Is het vieren van successen een uiting van een op prestatiegerichte samenleving? Rites de passage zeggen meer over de cultuur waarin mensen leven. Arnon Grunberg stelt hieronder terecht de vraag wat het betekent en zegt over onze maatschappij dat het ene overgangsritueel wel, en het andere niet wordt gevierd.
‘Succes’ (Arnon Grunberg in de Volkskrant, 5 juli ’10)
Een uitgever schreef mij: ‘De zaak loopt als een trein en privé ben ik gelukkiger dan ooit.’ Afgezien van het feit dat deze woorden eerder doen denken aan een uitbater van een bungalowpark dan aan een literaire uitgever, vraag ik me af waarom mensen elkaar moeten inlichten over het eigen geluk.

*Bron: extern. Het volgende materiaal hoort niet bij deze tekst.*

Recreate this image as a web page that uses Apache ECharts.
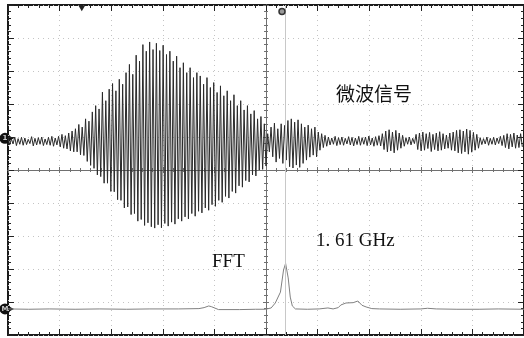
<!DOCTYPE html>
<html><head><meta charset="utf-8">
<script src="https://cdn.jsdelivr.net/npm/echarts@6/dist/echarts.min.js"></script>
<style>html,body{margin:0;padding:0;background:#fff}#c{width:524px;height:338px}</style>
</head><body><div id="c"></div>
<script>
// Microwave signal: upper (peak) and lower (trough) extreme of each oscillation cycle, in divisions
const peaks = [
0.97,0.94,1.00,0.95,0.99,0.97,0.93,1.01,0.96,0.98,1.00,0.94,0.99,1.02,0.97,
1.02,1.08,1.04,1.12,1.18,
1.25,1.38,1.30,1.55,1.48,
1.76,1.95,1.85,2.36,2.10,2.45,2.62,2.40,2.75,2.60,2.95,3.20,2.90,3.48,3.30,3.80,3.60,
3.88,3.65,3.84,
3.62,3.78,3.50,3.60,3.30,3.45,3.10,3.25,2.95,3.10,2.80,2.95,2.85,2.60,2.80,2.50,2.65,2.35,2.55,2.25,2.40,2.10,2.28,1.95,2.10,1.82,1.95,1.70,1.80,1.55,1.62,1.40,
1.10,1.30,1.42,1.25,1.40,1.35,1.50,1.55,1.45,1.52,1.40,1.30,1.36,1.25,1.30,1.15,
1.10,1.05,
1.00,0.97,1.02,0.98,1.00,0.96,1.01,0.99,0.97,1.02,0.98,1.00,1.03,0.97,1.01,1.04,
1.10,1.18,1.22,1.15,1.20,1.12,1.05,
0.98,1.00,0.96,
1.08,1.12,1.15,1.10,1.14,1.08,1.12,1.16,1.10,1.06,1.12,
1.15,1.20,1.22,1.18,1.24,1.20,1.14,1.08,
0.98,0.95,1.00,0.96,0.99,0.97,1.02,
1.05,1.10,1.08,1.12,1.06,1.10
];
const troughs = [
0.76,0.79,0.74,0.78,0.75,0.77,0.80,0.73,0.76,0.78,0.74,0.77,0.75,0.72,0.76,
0.70,0.66,0.64,0.58,0.55,
0.55,0.46,0.44,0.26,0.14,
0.05,-0.15,-0.20,-0.40,-0.40,-0.65,-0.66,-0.90,-0.92,-1.15,-1.12,-1.35,-1.32,-1.55,-1.50,-1.68,-1.60,
-1.72,-1.76,-1.66,
-1.75,-1.62,-1.70,-1.58,-1.64,-1.48,-1.55,-1.42,-1.48,-1.32,-1.40,-1.25,-1.30,-1.15,-1.22,-1.05,-1.10,-0.92,-0.98,-0.80,-0.85,-0.65,-0.70,-0.48,-0.52,-0.32,-0.36,-0.15,-0.18,0.00,0.02,0.12,
0.55,0.40,0.24,0.35,0.20,0.30,0.10,0.06,0.15,0.08,0.20,0.30,0.39,0.45,0.40,0.60,
0.68,0.72,
0.76,0.78,0.74,0.77,0.75,0.79,0.76,0.73,0.77,0.75,0.78,0.74,0.76,0.72,0.75,0.73,
0.62,0.55,0.58,0.52,0.60,0.66,0.72,
0.78,0.76,0.80,
0.62,0.58,0.60,0.65,0.56,0.62,0.58,0.60,0.64,0.66,0.60,
0.58,0.52,0.50,0.55,0.48,0.54,0.60,0.66,
0.77,0.79,0.75,0.78,0.76,0.80,0.74,
0.68,0.64,0.70,0.66,0.68,0.70
];
// FFT trace (divisions)
const fftX = [-5.00,-4.60,-4.19,-3.70,-3.22,-2.70,-2.25,-1.70,-1.30,-1.20,-1.11,-1.06,-1.03,-0.92,-0.51,-0.20,-0.01,0.10,0.18,0.28,0.34,0.38,0.43,0.47,0.51,0.57,0.80,1.03,1.20,1.30,1.40,1.45,1.55,1.69,1.78,1.86,1.94,2.05,2.20,2.60,3.00,3.13,3.30,3.70,4.13,4.50,5.00];
const fftY = [-4.21,-4.22,-4.21,-4.22,-4.21,-4.22,-4.21,-4.21,-4.20,-4.17,-4.12,-4.14,-4.19,-4.23,-4.23,-4.22,-4.22,-4.18,-4.03,-3.70,-3.03,-2.83,-3.27,-3.85,-4.12,-4.21,-4.22,-4.21,-4.18,-4.21,-4.17,-4.09,-4.03,-4.02,-3.97,-4.10,-4.15,-4.20,-4.21,-4.22,-4.21,-4.19,-4.21,-4.22,-4.22,-4.21,-4.22];
const cursorX = 0.38;
const triggerX = -3.57;
const ch1Level = 0.86;
const mathLevel = -4.21;
const waveLabel = '微波信号';
const fftLabel = 'FFT';
const freqLabel = '1. 61 GHz';

const n = peaks.length * 2;
const wave = [];
for (let i = 0; i < peaks.length; i++) {
  wave.push([-5 + (2 * i) * 10 / n, peaks[i]]);
  wave.push([-5 + (2 * i + 1) * 10 / n, troughs[i]]);
}
const fft = fftX.map((x, i) => [x, fftY[i]]);

const chart = echarts.init(document.getElementById('c'), null, {renderer: 'canvas'});
const base = {type: 'value', min: -5, max: 5, interval: 1, axisLabel: {show: false}};
const cAx = '#707070', bAx = '#222';
const dots = {color: '#c4c4c4', width: 1, type: [1, 4]};
const option = {
  animation: false,
  backgroundColor: '#fff',
  grid: {left: 8, top: 5, width: 519, height: 330, show: true, borderColor: '#1a1a1a', borderWidth: 2, backgroundColor: '#fff'},
  xAxis: [
    Object.assign({}, base, {position: 'bottom',
      axisLine: {show: true, onZero: true, onZeroAxisIndex: 0, lineStyle: {color: cAx, width: 1}},
      axisTick: {show: true, inside: true, length: 3, lineStyle: {color: cAx}},
      minorTick: {show: true, splitNumber: 5, length: 2, lineStyle: {color: cAx}},
      splitLine: {show: true, lineStyle: dots}}),
    Object.assign({}, base, {position: 'bottom',
      axisLine: {show: true, onZero: true, onZeroAxisIndex: 0, lineStyle: {color: cAx, width: 1}},
      axisTick: {show: true, inside: false, length: 3, lineStyle: {color: cAx}},
      minorTick: {show: true, splitNumber: 5, length: 2, lineStyle: {color: cAx}},
      splitLine: {show: false}}),
    Object.assign({}, base, {position: 'top',
      axisLine: {show: false, onZero: false},
      axisTick: {show: true, inside: true, length: 6, lineStyle: {color: bAx}},
      minorTick: {show: true, splitNumber: 5, length: 3, lineStyle: {color: bAx}},
      splitLine: {show: false}}),
    Object.assign({}, base, {position: 'bottom',
      axisLine: {show: false, onZero: false},
      axisTick: {show: true, inside: true, length: 6, lineStyle: {color: bAx}},
      minorTick: {show: true, splitNumber: 5, length: 3, lineStyle: {color: bAx}},
      splitLine: {show: false}})
  ],
  yAxis: [
    Object.assign({}, base, {position: 'left',
      axisLine: {show: true, onZero: true, onZeroAxisIndex: 0, lineStyle: {color: cAx, width: 1}},
      axisTick: {show: true, inside: true, length: 3, lineStyle: {color: cAx}},
      minorTick: {show: true, splitNumber: 5, length: 2, lineStyle: {color: cAx}},
      splitLine: {show: true, lineStyle: dots}}),
    Object.assign({}, base, {position: 'left',
      axisLine: {show: true, onZero: true, onZeroAxisIndex: 0, lineStyle: {color: cAx, width: 1}},
      axisTick: {show: true, inside: false, length: 3, lineStyle: {color: cAx}},
      minorTick: {show: true, splitNumber: 5, length: 2, lineStyle: {color: cAx}},
      splitLine: {show: false}}),
    Object.assign({}, base, {position: 'left',
      axisLine: {show: false, onZero: false},
      axisTick: {show: true, inside: true, length: 6, lineStyle: {color: bAx}},
      minorTick: {show: true, splitNumber: 5, length: 3, lineStyle: {color: bAx}},
      splitLine: {show: false}}),
    Object.assign({}, base, {position: 'right',
      axisLine: {show: false, onZero: false},
      axisTick: {show: true, inside: true, length: 6, lineStyle: {color: bAx}},
      minorTick: {show: true, splitNumber: 5, length: 3, lineStyle: {color: bAx}},
      splitLine: {show: false}})
  ],
  series: [
    {type: 'line', name: waveLabel, data: wave, xAxisIndex: 0, yAxisIndex: 0,
      symbol: 'none', showSymbol: false, sampling: null, z: 4,
      lineStyle: {color: '#2a2a2a', width: 1},
      markPoint: {silent: true, label: {show: false},
        data: [{coord: [triggerX, 4.90], symbol: 'triangle', symbolRotate: 180, symbolSize: [7, 6], itemStyle: {color: '#222'}}]}
    },
    {type: 'line', name: fftLabel, data: fft, xAxisIndex: 0, yAxisIndex: 0,
      symbol: 'none', showSymbol: false, z: 3,
      lineStyle: {color: '#808080', width: 1},
      markLine: {silent: true, symbol: 'none', label: {show: false},
        lineStyle: {color: '#c8c8c8', type: 'solid', width: 1},
        data: [{xAxis: cursorX}]},
      markPoint: {silent: true, label: {show: false},
        data: [{coord: [cursorX - 0.07, 4.80], symbol: 'circle', symbolSize: 6, itemStyle: {color: '#999', borderColor: '#333', borderWidth: 1.5}}]}
    }
  ],
  graphic: [
    {type: 'text', x: 336, y: 94, z: 10, style: {text: waveLabel, font: '19px "Noto Sans CJK SC"', fill: '#111', textAlign: 'left', textVerticalAlign: 'middle', align: 'left', verticalAlign: 'middle'}},
    {type: 'text', x: 212, y: 262, z: 10, style: {text: fftLabel, font: '19px "Liberation Serif"', fill: '#111', textAlign: 'left', textVerticalAlign: 'middle', align: 'left', verticalAlign: 'middle'}},
    {type: 'text', x: 316, y: 241, z: 10, style: {text: freqLabel, font: '19px "Liberation Serif"', fill: '#111', textAlign: 'left', textVerticalAlign: 'middle', align: 'left', verticalAlign: 'middle'}}
  ]
};
chart.setOption(option);

// reference-level markers at the left edge, positioned through the axes
function refMarker(level, txt) {
  const p = chart.convertToPixel({xAxisIndex: 0, yAxisIndex: 0}, [-5, level]);
  const cx = p[0] - 3, cy = p[1];
  return {type: 'group', z: 20, children: [
    {type: 'polygon', shape: {points: [[cx + 2, cy - 3.5], [cx + 9, cy], [cx + 2, cy + 3.5]]}, style: {fill: '#111'}},
    {type: 'circle', shape: {cx: cx, cy: cy, r: 5.5}, style: {fill: '#111'}},
    {type: 'text', x: cx, y: cy, style: {text: txt, font: 'bold 7px "DejaVu Sans"', fill: '#ccc', textAlign: 'center', textVerticalAlign: 'middle', align: 'center', verticalAlign: 'middle'}}
  ]};
}
chart.setOption({graphic: option.graphic.concat([refMarker(ch1Level + 0.1, '1'), refMarker(mathLevel, 'M')])});
</script></body></html>
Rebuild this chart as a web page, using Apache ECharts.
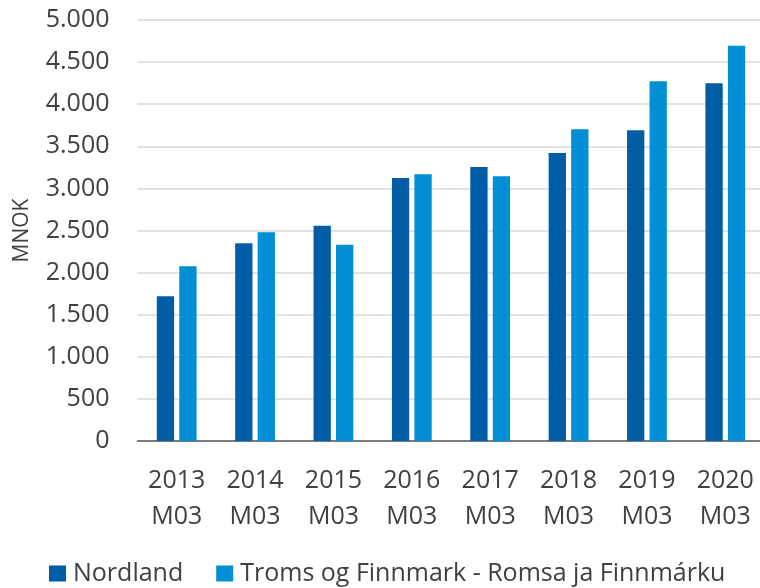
<!DOCTYPE html>
<html lang="no">
<head>
    <meta charset="utf-8">
    <title>MNOK</title>
    <script src="https://cdn.jsdelivr.net/npm/echarts@6/dist/echarts.min.js"></script>
    <style>
        html, body { margin: 0; padding: 0; background: #fff; }
        #chart { width: 760px; height: 588px; }
    </style>
</head>
<body>
<div id="chart"></div>
<script type="text/javascript">
    var categories = ['2013\nM03', '2014\nM03', '2015\nM03', '2016\nM03', '2017\nM03', '2018\nM03', '2019\nM03', '2020\nM03'];
    var seriesNames = ['Nordland', 'Troms og Finnmark - Romsa ja Finnmárku'];
    var nordland = [1718, 2348, 2557, 3124, 3254, 3420, 3690, 4248];
    var troms = [2075, 2478, 2332, 3167, 3143, 3702, 4272, 4695];
    var yTicks = { min: 0, max: 5000, interval: 500 };

    var font = '"Open Sans", "Noto Sans", sans-serif';
    var myChart = echarts.init(document.getElementById('chart'));
    var option = {
        animation: false,
        color: ['#005DA6', '#008ED5'],
        textStyle: { fontFamily: font },
        grid: {
            left: 137.5,
            top: 20,
            width: 627,
            height: 421,
            containLabel: false,
            outerBoundsMode: 'none'
        },
        legend: {
            data: seriesNames,
            left: 44,
            top: 556,
            icon: 'rect',
            itemWidth: 17,
            itemHeight: 16,
            itemGap: 33,
            textStyle: { fontFamily: font, fontSize: 25, color: '#404040', padding: [0, 0, 0, 2] }
        },
        xAxis: {
            type: 'category',
            data: categories,
            axisTick: { show: false },
            axisLine: { lineStyle: { color: '#595959', width: 1.5 } },
            axisLabel: {
                fontFamily: font,
                fontSize: 25,
                lineHeight: 36,
                color: '#404040',
                margin: 22,
                interval: 0
            }
        },
        yAxis: {
            type: 'value',
            min: yTicks.min,
            max: yTicks.max,
            interval: yTicks.interval,
            name: 'MNOK',
            nameLocation: 'middle',
            nameGap: 105,
            nameTextStyle: { fontFamily: font, fontSize: 21, color: '#404040' },
            axisLine: { show: false },
            axisTick: { show: false },
            splitLine: { lineStyle: { color: '#D9D9D9', width: 1.5 } },
            axisLabel: {
                fontFamily: font,
                fontSize: 25,
                color: '#404040',
                margin: 28,
                formatter: function (v) {
                    return String(v).replace(/\B(?=(\d{3})+(?!\d))/g, '.');
                }
            }
        },
        series: [
            {
                name: seriesNames[0],
                type: 'bar',
                barWidth: 17.3,
                barGap: '30%',
                data: nordland
            },
            {
                name: seriesNames[1],
                type: 'bar',
                barWidth: 17.3,
                barGap: '30%',
                data: troms
            }
        ]
    };
    myChart.setOption(option);
</script>
</body>
</html>
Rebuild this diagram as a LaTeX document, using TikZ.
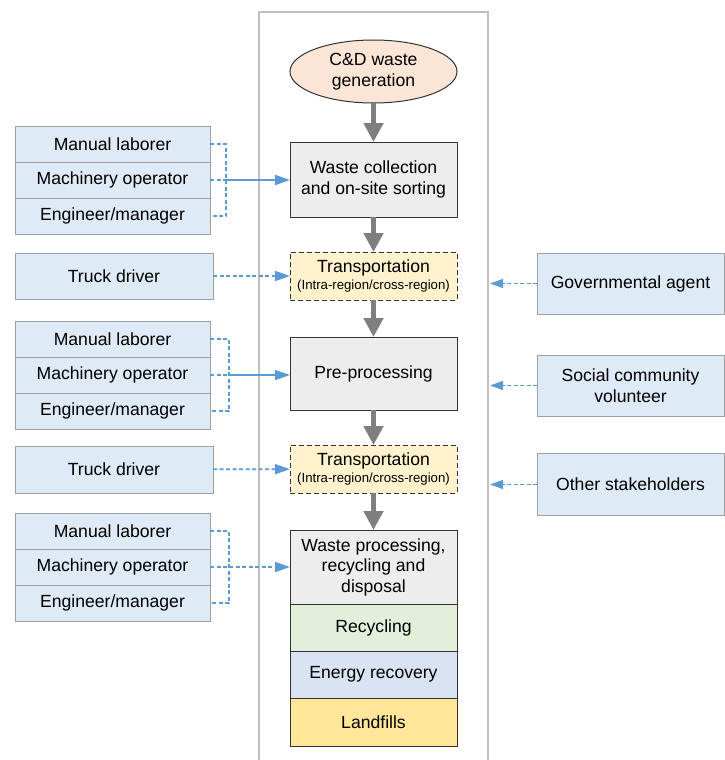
\documentclass[tikz,border=0pt]{standalone}
\usepackage{fontspec}
\setmainfont{Liberation Sans}
\usetikzlibrary{positioning,shapes.geometric,arrows.meta}
\definecolor{roleblue}{HTML}{DEEAF6}
\definecolor{linkblue}{HTML}{5B9BD5}
\definecolor{stagegray}{HTML}{EDEDED}
\definecolor{flowgray}{HTML}{7F7F7F}
\definecolor{framegray}{HTML}{BFBFBF}
\definecolor{genpeach}{HTML}{FBE5D6}
\definecolor{transyellow}{HTML}{FFF2CC}
\definecolor{recgreen}{HTML}{E2EFDA}
\definecolor{energyblue}{HTML}{DAE3F3}
\definecolor{landyellow}{HTML}{FFE699}

\begin{document}
\begin{tikzpicture}[x=1pt,y=-1pt,
  role/.style={draw=gray!75,line width=1pt,fill=roleblue,minimum width=195pt,minimum height=36pt,inner sep=0pt,outer sep=0pt,align=center,font=\fontsize{17.6}{20.5}\selectfont},
  stage/.style={draw=black!80,line width=1pt,fill=stagegray,minimum width=167pt,inner sep=0pt,outer sep=0pt,align=center,font=\fontsize{17.6}{20.5}\selectfont},
  flow/.style={draw=flowgray,line width=5pt,-{Triangle[width=19pt,length=19pt]}},
  link/.style={draw=linkblue,line width=1.3pt,dash pattern=on 4pt off 2.5pt},
  bluehead/.style={-{Triangle[width=9pt,length=13pt]}},
  blueheadbig/.style={-{Triangle[width=10pt,length=15pt]}}]
\useasboundingbox (0,0) rectangle (725,760);
\draw[framegray,line width=1.3pt] (259,760) |- (488,12) -- (488,760);

% main chain
\node[stage,ellipse,fill=genpeach,minimum width=167pt,minimum height=63pt] (gen) at (373.5,71.5) {C\&D waste\\generation};
\node[stage,minimum height=75pt] (collect) at (373.5,179.5) {Waste collection\\and on-site sorting};
\node[stage,fill=transyellow,dash pattern=on 5pt off 3pt,minimum height=48pt] (trans1) at (373.5,276) {Transportation\\[-3pt]{\fontsize{13.2}{15}\selectfont(Intra-region/cross-region)}};
\node[stage,minimum height=73pt] (pre) at (373.5,373.5) {Pre-processing};
\node[stage,fill=transyellow,dash pattern=on 5pt off 3pt,minimum height=48pt] (trans2) at (373.5,469) {Transportation\\[-3pt]{\fontsize{13.2}{15}\selectfont(Intra-region/cross-region)}};
\node[stage,minimum height=74pt] (proc) at (373.5,567) {Waste processing,\\recycling and\\disposal};
\node[stage,fill=recgreen,minimum height=47pt,below=0pt of proc] (recyc) {Recycling};
\node[stage,fill=energyblue,minimum height=47pt,below=0pt of recyc] (energy) {Energy recovery};
\node[stage,fill=landyellow,minimum height=48pt,below=0pt of energy] (landfill) {Landfills};
\foreach \a/\b in {gen/collect,collect/trans1,trans1/pre,pre/trans2,trans2/proc} \draw[flow] (\a) -- (\b);

% left side roles
\foreach \n/\y/\k in {a/144/16,b/339/19,c/531/19} {
  \node[role] (\n1) at (112.5,\y) {Manual laborer};
  \node[role,below=0pt of \n1] (\n2) {Machinery operator};
  \node[role,below=0pt of \n2] (\n3) {Engineer/manager};
  \coordinate (\n k) at ([xshift=\k pt]\n2.east);
  \draw[link] (\n1.east) -| (\n k) |- (\n3.east); \draw[link] (\n2.east) -- (\n k);
}
\draw[linkblue,line width=2pt,blueheadbig] (ak) -- (ak -| collect.west);
\draw[linkblue,line width=1.3pt,blueheadbig] (bk) -- (bk -| pre.west);
\draw[link,line width=1.6pt,blueheadbig] (ck) -- (ck -| proc.west);

\node[role,minimum width=198pt,minimum height=46pt] (truck1) at (114,276) {Truck driver};
\node[role,minimum width=198pt,minimum height=47pt] (truck2) at (114,469.5) {Truck driver};
\draw[link,line width=1.8pt,blueheadbig] (truck1) -- (trans1);
\draw[link,line width=1.8pt,blueheadbig] (truck2) -- (trans2);

% right side roles
\node[role,minimum width=187pt,minimum height=61pt] (gov) at (630.5,283.5) {Governmental agent};
\node[role,minimum width=187pt,minimum height=61pt] (soc) at (630.5,385.5) {Social community\\volunteer};
\node[role,minimum width=187pt,minimum height=62pt] (other) at (630.5,484.5) {Other stakeholders};
\foreach \n in {gov,soc,other} {
  \coordinate (\n end) at ([xshift=-47pt]\n.west);
  \draw[link,bluehead] (\n.west) -- (\n end);
}
\end{tikzpicture}
\end{document}
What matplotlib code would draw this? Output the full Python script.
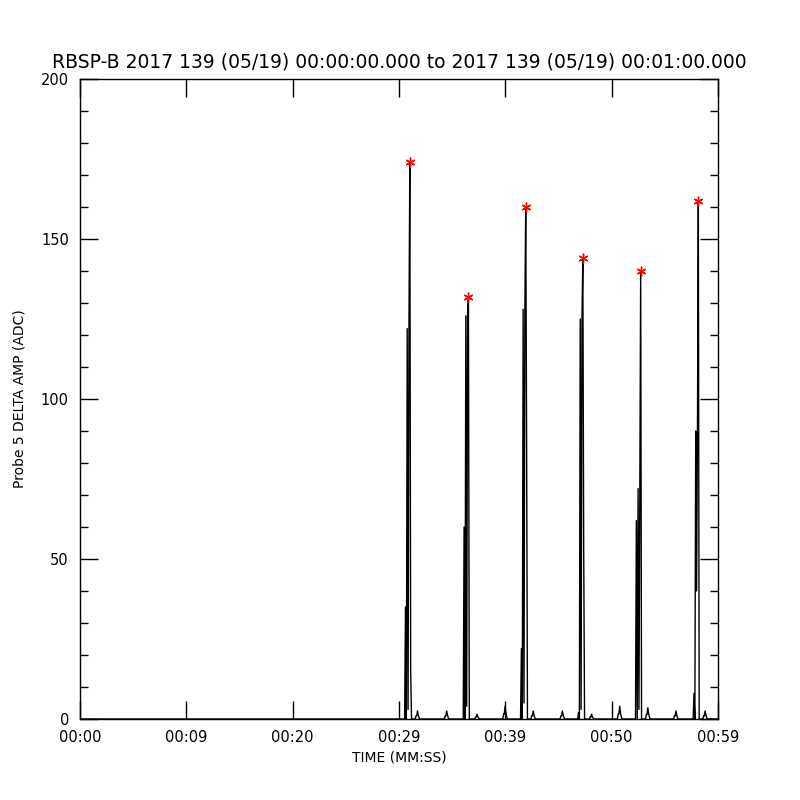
import numpy as np
import matplotlib
matplotlib.use('Agg')
import matplotlib.pyplot as plt
from matplotlib.ticker import MultipleLocator

# peak start times (s) and sample values, samples spaced by dt
dt = 0.08
peak_t0 = [30.02, 35.44, 40.74, 46.02, 51.37, 56.70]
peak_vals = [
    [0, 35, 0, 122, 3, 122, 174, 15, 0],
    [0, 60, 0, 126, 4, 126, 132, 0],
    [0, 22, 0, 128, 5, 128, 160, 87, 0],
    [0, 2, 0, 125, 3, 125, 144, 53, 0],
    [0, 62, 0, 72, 3, 72, 140, 0],
    [0, 8, 0, 90, 40, 90, 162, 0],
]
# small bumps near the baseline
bump_dt = 0.07
bump_t0 = [31.0, 33.7, 36.5, 39.1, 41.7, 44.4, 47.1, 49.7, 52.3, 54.9, 57.6]
bump_h = [2.5, 2.5, 1.5, 4.0, 2.5, 2.5, 1.5, 4.0, 3.5, 2.5, 2.5]
bump_shape = [0, 0.4, 0.4, 1, 0.5, 0.2, 0]

tick_pos = np.linspace(0, 59, 7)
tick_lab = ['00:00', '00:09', '00:20', '00:29', '00:39', '00:50', '00:59']

# assemble the trace
segs = [(0.0, dt, [0])]
for t0, v in zip(peak_t0, peak_vals):
    segs.append((t0, dt, v))
for t0, h in zip(bump_t0, bump_h):
    segs.append((t0, bump_dt, [s * h for s in bump_shape]))
segs.append((59.0, dt, [0]))
segs.sort(key=lambda s: s[0])
t, y = [], []
for t0, step, v in segs:
    for i, val in enumerate(v):
        t.append(t0 + i * step)
        y.append(val)
t = np.array(t)
y = np.array(y)

fig = plt.figure(figsize=(8, 8), dpi=100)
ax = fig.add_axes([0.1, 0.10125, 0.7975, 0.8])
ax.plot(t, y, color='black', lw=1)
pk_t = [t0 + dt * int(np.argmax(v)) for t0, v in zip(peak_t0, peak_vals)]
pk_v = [max(v) for v in peak_vals]
ax.plot(pk_t, pk_v, ls='none', marker=(6, 2, 0), ms=7, mec='red', mew=1.0)

ax.set_xlim(0, 59)
ax.set_ylim(0, 200)
ax.set_xticks(tick_pos)
ax.set_xticklabels(tick_lab)
ax.yaxis.set_major_locator(MultipleLocator(50))
ax.yaxis.set_minor_locator(MultipleLocator(10))
ax.tick_params(axis='both', which='major', direction='in', length=13, width=1,
               top=True, right=True, labelsize=10.5, pad=8)
ax.tick_params(axis='y', which='minor', direction='in', length=6, width=1, right=True)
for sp in ax.spines.values():
    sp.set_linewidth(1)
ax.set_title('RBSP-B 2017 139 (05/19) 00:00:00.000 to 2017 139 (05/19) 00:01:00.000',
             fontsize=13.5, pad=8)
ax.set_xlabel('TIME (MM:SS)', fontsize=10, labelpad=4)
ax.set_ylabel('Probe 5 DELTA AMP (ADC)', fontsize=10, labelpad=10)

fig.savefig('out.png', dpi=100)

W.F. Hermans zei: ‘Succes, dat is lachen geblazen.’ Inderdaad, vanuit een literair oogpunt heb je er niet veel aan.
Hard praten in openbare gelegenheden is niet het gevolg van gehoorschade, maar een poging de aanwezigen het eigen succes te tonen.
Ook is het onduidelijk waarom overwinningen en bruiloften gevierd moeten worden en nederlagen en scheidingen niet. Als je gaat trouwen moet de ellende beginnen, na de scheiding ben je er vanaf. Onze obsessie met succes is de ontkenning van weemoed. Ironische distantie ten opzichte van het eigen succes en het eigen lijden is voor alle betrokkenen het beste.